Phase II IDEF Registry is where the prior phase was tracked.

Requirements for Phase III

  1. Trusted Identities in Cyberspace will continue as the primary goal.
  2. Users can know that their personal information is:
    1. Acquired and used only on their consent and for the purposes agreed in advance.
    2. Only going to sites that have proven their identity and intent to the user.
    3. Will be securely protected wherever it is stored.
  3. Users can easily learn about the ratings on registered web sites
  4. Each Web site will present cryptographic proof of their identities, ratings and intentions about user information.

Requirements Documents

Use Cases

Archive of Files

Minutes of meetings

Updates completed in Phase II

Technology Short Comings

There are at least two identity challenges that need to be resolved before secure communications can be undertaken with web sites that have important personal information like health or financial information:

  1. The identity of the web site itself is seldom clear. Some sites have urls that are easy to recognize, but many do not and even those that do are subject to spoofing by sites that deliberately try to confuse the user, often with alphabets that are very close to the Latin one we are familiar with. What the user needs is clear indication of who is responsible for the web site in a way that is easy for them to understand.
  2. Documents that are delivered from health and financial sites very often is delivered by some site other that the one that created the information as is responsible for it. So it is important to package the information and display the owner of the information in a way that is easy for the user to understand. For example; in health care a variety of health care providers (primary care physician, lab) and data controllers (Epic, Cerner, AllScripts, etc.) are involved in provisioning patient information. When data is displayed to the user, it is seldom clear where the data originated and who controls access to the data. These need to be clear if the patient is a exercise their right to ultimate control of the information.
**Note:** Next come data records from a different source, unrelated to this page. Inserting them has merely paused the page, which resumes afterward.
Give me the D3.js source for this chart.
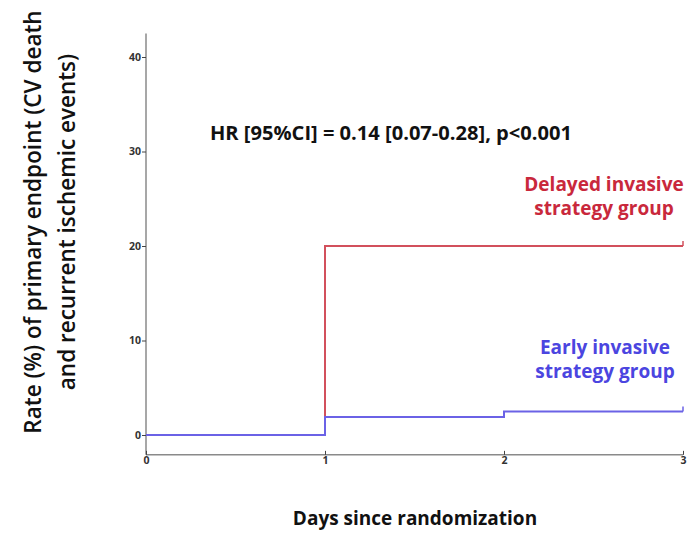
<!DOCTYPE html>
<html>
<head>
<meta charset="utf-8">
<script src="https://cdn.jsdelivr.net/npm/d3@7"></script>
<style>
  body { margin: 0; background: #fff; }
  text { font-family: "Open Sans", "Noto Sans", sans-serif; }
</style>
</head>
<body>
<div id="chart"></div>
<script>
/* KM-style step curves, days 0-3 */
const days = [0, 1, 2, 3];
const yTicks = [0, 10, 20, 30, 40];
const delayedDays = [0, 1, 3];
const delayedRate = [0, 20, 20];
const earlyDays = [0, 1, 2, 3];
const earlyRate = [0, 1.9, 2.5, 2.5];
const hrText = 'HR [95%CI] = 0.14 [0.07-0.28], p<0.001';

const width = 693
const height = 533
const red = '#d2505c'
const blue = '#6b62e6'

const svg = d3.select('#chart')
  .append('svg')
  .attr('width', width)
  .attr('height', height)

const x = d3.scaleLinear().domain([0, 3]).range([146, 683])
const y = d3.scaleLinear().domain([0, 40]).range([435, 57])

/* axes lines drawn by hand to get the SPSS look */
const axisColor = '#8a8a8a'
svg.append('line')
  .attr('x1', x(0)).attr('x2', x(0))
  .attr('y1', y(42.5)).attr('y2', y(-2.1))
  .attr('stroke', axisColor).attr('stroke-width', 1.5)
svg.append('line')
  .attr('x1', x(0)).attr('x2', x(3))
  .attr('y1', y(-2.1)).attr('y2', y(-2.1))
  .attr('stroke', axisColor).attr('stroke-width', 1.5)

const yAxis = d3.axisLeft(y).tickValues(yTicks).tickSize(4).tickPadding(1)
svg.append('g')
  .attr('transform', `translate(${x(0)},0)`)
  .call(yAxis)
  .call(g => g.select('.domain').remove())
  .call(g => g.selectAll('line').attr('stroke', '#444'))
  .call(g => g.selectAll('text').attr('font-size', 10.5).attr('font-weight', 'bold').attr('fill', '#333'))

const xAxis = d3.axisBottom(x).tickValues(days).tickFormat(d3.format('d')).tickSize(4).tickPadding(2)
svg.append('g')
  .attr('transform', `translate(0,${y(-2.1) - 4})`)
  .call(xAxis)
  .call(g => g.select('.domain').remove())
  .call(g => g.selectAll('line').attr('stroke', '#444'))
  .call(g => g.selectAll('text').attr('font-size', 10.5).attr('font-weight', 'bold').attr('fill', '#333'))

/* step curves */
const line = d3.line()
  .x(d => x(d[0]))
  .y(d => y(d[1]))
  .curve(d3.curveStepAfter)

svg.append('path')
  .datum(delayedDays.map((d, i) => [d, delayedRate[i]]))
  .attr('d', line)
  .attr('fill', 'none')
  .attr('stroke', red)
  .attr('stroke-width', 2)

svg.append('path')
  .datum(earlyDays.map((d, i) => [d, earlyRate[i]]))
  .attr('d', line)
  .attr('fill', 'none')
  .attr('stroke', blue)
  .attr('stroke-width', 2)

// censor ticks at the end
svg.append('line')
  .attr('x1', x(3)).attr('x2', x(3))
  .attr('y1', y(20)).attr('y2', y(20) - 5)
  .attr('stroke', red).attr('stroke-width', 1.5)
svg.append('line')
  .attr('x1', x(3)).attr('x2', x(3))
  .attr('y1', y(2.5)).attr('y2', y(2.5) - 5)
  .attr('stroke', blue).attr('stroke-width', 1.5)

/* annotations */
svg.append('text')
  .attr('x', 210).attr('y', 140)
  .attr('font-size', 19.5).attr('font-weight', 'bold').attr('fill', '#111')
  .attr('textLength', 362).attr('lengthAdjust', 'spacingAndGlyphs')
  .text(hrText)

function groupLabel(lines, cx, y0, color) {
  svg.append('text')
    .attr('text-anchor', 'middle')
    .attr('font-size', 19).attr('font-weight', 'bold').attr('fill', color)
    .selectAll('tspan')
    .data(lines)
    .enter()
    .append('tspan')
    .attr('x', cx)
    .attr('y', (d, i) => y0 + i * 24)
    .text(d => d)
}
groupLabel(['Delayed invasive', 'strategy group'], 604, 191, '#c9283c')
groupLabel(['Early invasive', 'strategy group'], 605, 354, '#4b45e0')

/* axis titles */
svg.append('text')
  .attr('transform', 'translate(0,222) rotate(-90)')
  .attr('text-anchor', 'middle')
  .attr('font-size', 22.5).attr('font-weight', 600).attr('fill', '#111')
  .selectAll('tspan')
  .data(['Rate (%) of primary endpoint (CV death', 'and recurrent ischemic events)'])
  .enter()
  .append('tspan')
  .attr('x', 0)
  .attr('y', (d, i) => 41 + i * 34)
  .text(d => d)

svg.append('text')
  .attr('x', 415).attr('y', 525)
  .attr('text-anchor', 'middle')
  .attr('font-size', 19).attr('font-weight', 'bold').attr('fill', '#111')
  .text('Days since randomization')
</script>
</body>
</html>
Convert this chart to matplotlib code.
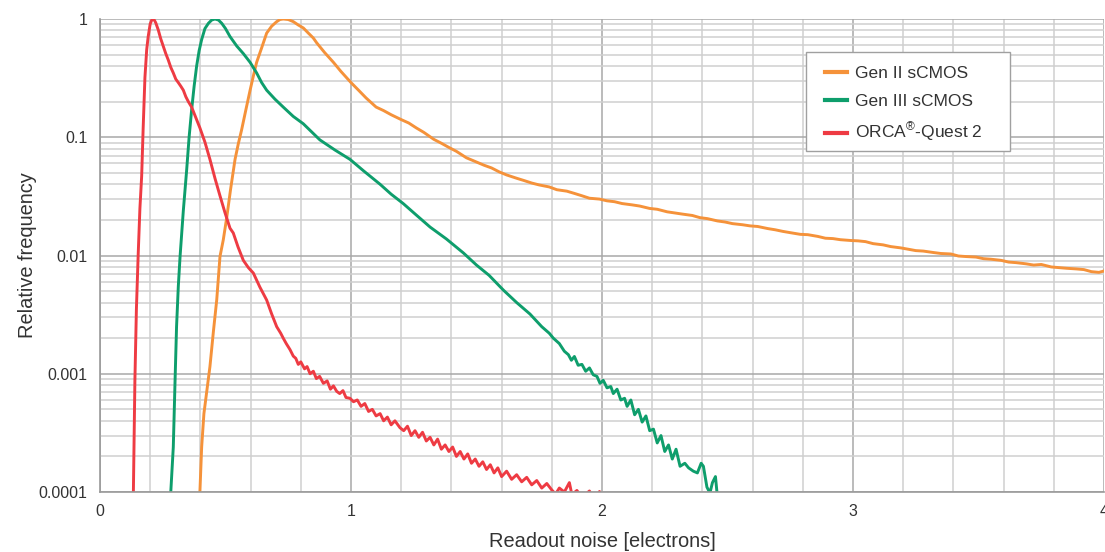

Both of these issues are known and solutions are being explored. These use case are built with the understanding that these problems will be fixed in the near term.

Work Product

  1. Build example use case and sandbox for emergency contact information
  2. Obtain funding to move forward with Web Site ratings
  3. Obtain funding to build out a sandbox for the Trust Registry
  4. Continue alignment with NIST specifications on Risk and Privacy.

Open Issues

Carry over from the Phase II team:

  1. There will be multiple identifier frameworks (aka methods or profiles) which have their own set of identity requirements.
  2. Our focus will be on the frameworks will be IDEF compliant.
  3. All IDEF compliant frameworks will provide a machine-readable method to determine if a web site is a member of the framework
  4. Especially at the start, most frameworks will not be IDEF compliant.
  5. How should an IDEF compliant entity deal with identifiers that are:
    1. from within their own framework, ie within Healthcare or within the education internet 2 framework,
    2. from an external framework that is still IDEF compliant, ie a student being transfered from a school client to the healthcare hospital or from a VA hospital with a PIV card to a public hospital that cannot read it
    3. from an external framework it is not IDEF compliant, ie from a social network site like Google, FB, Microsoft, etc.
  6. There is no advice available for entities that do not normally interact with the user on recovery and redress
  7. No standard has been found that helps to describe how a site with no user connectivity can meet any privacy or security guideline.
  8. While there is a federation metadata draft standard from OpenID, it is oriented to enterprise environments where there is already a relationship with the users, there is no similar metadata standard for open environments.